_WORK TO COMPLETE:_ Leave out the pictures, then output the lines of the records below from the first through the one containing "1640, 1590, 1540, 1500]".

_RECORDS FOR THIS EXERCISE:_
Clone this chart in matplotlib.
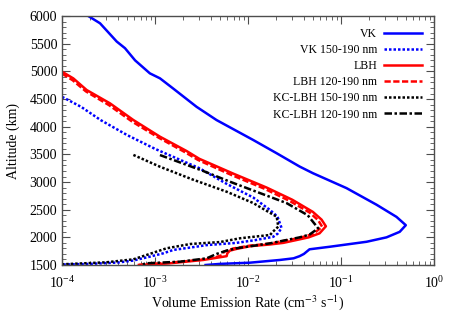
import matplotlib
matplotlib.use("Agg")
import matplotlib.pyplot as plt
from matplotlib.ticker import LogLocator, MultipleLocator, NullFormatter

plt.rcParams['font.family'] = ['Liberation Serif', 'DejaVu Serif']
plt.rcParams['mathtext.fontset'] = 'stix'

# VK total
vk_x = [1.92e-4, 2.56e-4, 3.87e-4, 4.75e-4, 6.1e-4, 8.8e-4, 1.13e-3, 1.57e-3, 2.8e-3, 4.6e-3,
        0.0114, 0.0204, 0.036, 0.05, 0.115, 0.242, 0.397, 0.50, 0.43, 0.31, 0.189, 0.076,
        0.046, 0.040, 0.036, 0.031, 0.022, 0.0105, 0.005, 0.0035]
vk_alt = [6000, 5870, 5540, 5420, 5200, 4965, 4875, 4690, 4360, 4120,
          3760, 3520, 3280, 3160, 2890, 2590, 2370, 2220, 2100, 2000, 1920, 1830,
          1784, 1700, 1660, 1621, 1591, 1542, 1520, 1500]

# VK 150-190 nm
vk2_x = [1e-4, 1.6e-4, 2.6e-4, 5e-4, 1e-3, 1.7e-3, 3e-3, 6e-3, 0.0114, 0.0173, 0.0208, 0.023,
         0.021, 0.0187, 0.012, 0.0075, 3.6e-3, 2.8e-3, 1.57e-3, 1.23e-3, 8.8e-4, 5.8e-4,
         4e-4, 2e-4, 1e-4]
vk2_alt = [4540, 4360, 4120, 3850, 3600, 3430, 3250, 2960, 2720, 2494, 2373, 2170,
           2070, 2010, 1950, 1900, 1860, 1832, 1772, 1712, 1651, 1580,
           1545, 1520, 1508]

# LBH total
lbh_x = [1e-4, 1.32e-4, 1.84e-4, 3.28e-4, 5.85e-4, 1.13e-3, 2.19e-3, 3.0e-3, 7.0e-3, 0.0159,
         0.030, 0.050, 0.062, 0.069, 0.059, 0.045, 0.036, 0.024, 0.017, 0.0105, 0.0075, 0.0064,
         0.0060, 0.0059, 0.005, 3.3e-3, 1.45e-3, 6.9e-4]
lbh_alt = [4994, 4874, 4663, 4422, 4121, 3820, 3560, 3420, 3150, 2900,
           2680, 2460, 2320, 2200, 2073, 2000, 1964, 1900, 1870, 1840, 1790, 1760,
           1712, 1660, 1640, 1591, 1531, 1500]

# LBH 120-190 nm
lbh2_x = [1e-4, 1.3e-4, 1.8e-4, 3.2e-4, 5.7e-4, 1.1e-3, 2.1e-3, 2.9e-3, 6.6e-3, 0.015,
          0.028, 0.046, 0.057, 0.063, 0.05, 0.036, 0.017, 0.0105, 0.007, 0.0055, 0.0053,
          0.0045, 3e-3, 1.4e-3, 6.5e-4]
lbh2_alt = [4960, 4840, 4640, 4390, 4090, 3800, 3540, 3400, 3130, 2880,
            2660, 2450, 2310, 2190, 2060, 1990, 1885, 1850, 1800, 1740, 1680,
            1640, 1590, 1540, 1500]

# KC-LBH 150-190 nm
kc1_x = [5.85e-4, 1.13e-3, 2.5e-3, 5.9e-3, 0.0114, 0.0204, 0.0212, 0.0185, 0.0173, 8.2e-3,
         5e-3, 2.4e-3, 1.33e-3, 8.1e-4, 5.85e-4, 3e-4, 1e-4]
kc1_alt = [3490, 3277, 3050, 2825, 2620, 2373, 2193, 2100, 2043, 1983,
           1915, 1880, 1802, 1681, 1603, 1549, 1513]

# KC-LBH 120-190 nm
kc2_x = [1.13e-3, 3.3e-3, 6.4e-3, 0.0135, 0.026, 0.044, 0.057, 0.046, 0.036, 0.0173, 7.5e-3,
         5.9e-3, 4.6e-3, 3.6e-3, 1.85e-3, 8.1e-4, 6.9e-4]
kc2_alt = [3488, 3200, 3006, 2800, 2620, 2400, 2163, 2050, 2000, 1892, 1802,
           1760, 1700, 1621, 1560, 1531, 1500]

fig = plt.figure(figsize=(4.6, 3.22), dpi=100)
ax = fig.add_axes([0.135, 0.177, 0.808, 0.773])

ax.plot(vk_x, vk_alt, color='#0000ff', lw=1.8, label='VK')
ax.plot(vk2_x, vk2_alt, color='#0000ff', lw=1.8, ls=(0, (1, 0.8)), label='VK 150-190 nm')
ax.plot(lbh_x, lbh_alt, color='#ff0000', lw=1.8, label='LBH')
ax.plot(lbh2_x, lbh2_alt, color='#ff0000', lw=1.8, ls=(0, (2.5, 1)), label='LBH 120-190 nm')
ax.plot(kc1_x, kc1_alt, color='black', lw=1.8, ls=(0, (1, 0.8)), label='KC-LBH 150-190 nm')
ax.plot(kc2_x, kc2_alt, color='black', lw=1.8, ls=(0, (3, 1, 1, 1)), label='KC-LBH 120-190 nm')

ax.set_xscale('log')
ax.set_xlim(1e-4, 1)
ax.set_ylim(1500, 6000)
ax.yaxis.set_major_locator(MultipleLocator(500))
ax.yaxis.set_minor_locator(MultipleLocator(100))
ax.xaxis.set_major_locator(LogLocator(base=10, numticks=10))
ax.xaxis.set_minor_locator(LogLocator(base=10, subs=range(2, 10), numticks=20))
ax.xaxis.set_minor_formatter(NullFormatter())

for s in ax.spines.values():
    s.set_color('0.3')
    s.set_linewidth(1.0)
ax.tick_params(which='both', direction='in', top=True, right=True, colors='0.3',
               labelcolor='black', labelsize=10)
ax.tick_params(which='major', length=6)
ax.tick_params(which='minor', length=3)
ax.tick_params(axis='x', pad=7)

ax.set_xlabel('Volume Emission Rate (cm$^{-3}$ s$^{-1}$)', fontsize=10, labelpad=2)
ax.set_ylabel('Altitude (km)', fontsize=10, labelpad=7)

ax.legend(loc='upper right', frameon=False, markerfirst=False, fontsize=8.5,
          handlelength=3.2, labelspacing=0.35, handletextpad=0.6,
          borderaxespad=0.6)

fig.savefig('out.png', dpi=100)
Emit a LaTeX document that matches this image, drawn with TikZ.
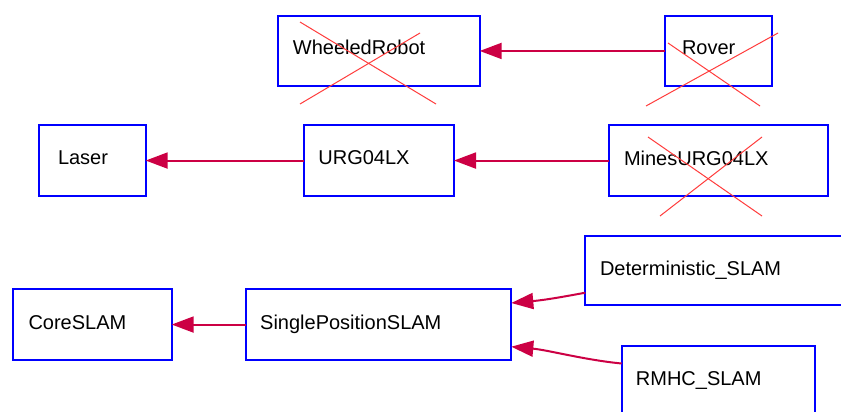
\documentclass[tikz,border=0pt]{standalone}
\usepackage{fontspec}
\setmainfont{Liberation Sans}
\usetikzlibrary{arrows.meta}
\definecolor{boxblue}{RGB}{0,0,255}
\definecolor{edgered}{RGB}{204,0,68}
\definecolor{crossred}{RGB}{255,60,60}
\begin{document}
\begin{tikzpicture}[x=1pt,y=-1pt,
  box/.style={draw=boxblue, line width=2pt, rectangle, inner sep=0pt, outer sep=0pt,
              anchor=north west, minimum height=70.5pt},
  lbl/.style={inner sep=0pt, anchor=base west, font=\fontsize{20}{24}\selectfont, text=black},
  edge/.style={draw=edgered, line width=2pt, -{Triangle[length=22pt,width=16pt]}},
  cross/.style={draw=crossred, line width=1pt}]
\clip (0,0) rectangle (841,412);
\fill[white] (0,0) rectangle (841,412);

% class boxes
\node[box, minimum width=202pt]   (wr)    at (277.7,15.7)  {};
\node[box, minimum width=106.7pt] (rover) at (665.3,15.7)  {};
\node[box, minimum width=106.4pt] (laser) at (39.3,125.3)  {};
\node[box, minimum width=150.3pt] (urg)   at (303.7,125.3) {};
\node[box, minimum width=219pt]   (mines) at (609.3,125.3) {};
\node[box, minimum width=158.4pt] (core)  at (13.3,289.3)  {};
\node[box, minimum width=265.3pt] (sps)   at (246,289.3)   {};
\node[box, minimum width=300pt, minimum height=69pt] (det) at (585.3,236) {};
\node[box, minimum width=193.6pt] (rmhc)  at (621.7,346)   {};

% class names
\node[lbl] (wrt)    at ([xshift=15pt,yshift=-3.5pt]wr.west)    {WheeledRobot};
\node[lbl] (rovert) at ([xshift=16.5pt,yshift=-3.5pt]rover.west) {Rover};
\node[lbl] (lasert) at ([xshift=18.5pt,yshift=-4.3pt]laser.west) {Laser};
\node[lbl] (urgt)   at ([xshift=14.5pt,yshift=-4.3pt]urg.west)   {URG04LX};
\node[lbl] (minest) at ([xshift=14.5pt,yshift=-4.5pt]mines.west) {MinesURG04LX};
\node[lbl] (coret)  at ([xshift=15pt,yshift=-4.5pt]core.west)   {CoreSLAM};
\node[lbl] (spst)   at ([xshift=14pt,yshift=-4.5pt]sps.west)    {SinglePositionSLAM};
\node[lbl] (dett)   at ([xshift=14.5pt,yshift=-4.5pt]det.west)  {Deterministic\_SLAM};
\node[lbl] (rmhct)  at ([xshift=14pt,yshift=-3.8pt]rmhc.west)  {RMHC\_SLAM};

% crossed-out classes
\draw[cross] (300,22) -- (436,104);
\draw[cross] (300,104) -- (420,33);
\draw[cross] (668,43) -- (760,106);
\draw[cross] (646,106) -- (778,33);
\draw[cross] (648,137) -- (762,216);
\draw[cross] (660,216) -- (762,137);

% inheritance edges
\draw[edge] (rover.west) -- (wr.east);
\draw[edge] (urg.west) -- (laser.east);
\draw[edge] (mines.west) -- (urg.east);
\draw[edge] (sps.west) -- (core.east);
\draw[edge] (det.west |- 0,292.7) .. controls (562,297) and (545,300) .. (sps.east |- 0,303);
\draw[edge] (rmhc.west |- 0,363.5) .. controls (585,360) and (548,350) .. (sps.east |- 0,346.7);
\end{tikzpicture}
\end{document}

_WRITTEN ANSWER:_
Clone this chart in matplotlib.
import matplotlib
matplotlib.use("Agg")
import matplotlib.pyplot as plt
from matplotlib.ticker import LogLocator, MultipleLocator, NullFormatter

plt.rcParams['font.family'] = ['Liberation Serif', 'DejaVu Serif']
plt.rcParams['mathtext.fontset'] = 'stix'

# VK total
vk_x = [1.92e-4, 2.56e-4, 3.87e-4, 4.75e-4, 6.1e-4, 8.8e-4, 1.13e-3, 1.57e-3, 2.8e-3, 4.6e-3,
        0.0114, 0.0204, 0.036, 0.05, 0.115, 0.242, 0.397, 0.50, 0.43, 0.31, 0.189, 0.076,
        0.046, 0.040, 0.036, 0.031, 0.022, 0.0105, 0.005, 0.0035]
vk_alt = [6000, 5870, 5540, 5420, 5200, 4965, 4875, 4690, 4360, 4120,
          3760, 3520, 3280, 3160, 2890, 2590, 2370, 2220, 2100, 2000, 1920, 1830,
          1784, 1700, 1660, 1621, 1591, 1542, 1520, 1500]

# VK 150-190 nm
vk2_x = [1e-4, 1.6e-4, 2.6e-4, 5e-4, 1e-3, 1.7e-3, 3e-3, 6e-3, 0.0114, 0.0173, 0.0208, 0.023,
         0.021, 0.0187, 0.012, 0.0075, 3.6e-3, 2.8e-3, 1.57e-3, 1.23e-3, 8.8e-4, 5.8e-4,
         4e-4, 2e-4, 1e-4]
vk2_alt = [4540, 4360, 4120, 3850, 3600, 3430, 3250, 2960, 2720, 2494, 2373, 2170,
           2070, 2010, 1950, 1900, 1860, 1832, 1772, 1712, 1651, 1580,
           1545, 1520, 1508]

# LBH total
lbh_x = [1e-4, 1.32e-4, 1.84e-4, 3.28e-4, 5.85e-4, 1.13e-3, 2.19e-3, 3.0e-3, 7.0e-3, 0.0159,
         0.030, 0.050, 0.062, 0.069, 0.059, 0.045, 0.036, 0.024, 0.017, 0.0105, 0.0075, 0.0064,
         0.0060, 0.0059, 0.005, 3.3e-3, 1.45e-3, 6.9e-4]
lbh_alt = [4994, 4874, 4663, 4422, 4121, 3820, 3560, 3420, 3150, 2900,
           2680, 2460, 2320, 2200, 2073, 2000, 1964, 1900, 1870, 1840, 1790, 1760,
           1712, 1660, 1640, 1591, 1531, 1500]

# LBH 120-190 nm
lbh2_x = [1e-4, 1.3e-4, 1.8e-4, 3.2e-4, 5.7e-4, 1.1e-3, 2.1e-3, 2.9e-3, 6.6e-3, 0.015,
          0.028, 0.046, 0.057, 0.063, 0.05, 0.036, 0.017, 0.0105, 0.007, 0.0055, 0.0053,
          0.0045, 3e-3, 1.4e-3, 6.5e-4]
lbh2_alt = [4960, 4840, 4640, 4390, 4090, 3800, 3540, 3400, 3130, 2880,
            2660, 2450, 2310, 2190, 2060, 1990, 1885, 1850, 1800, 1740, 1680,
            1640, 1590, 1540, 1500]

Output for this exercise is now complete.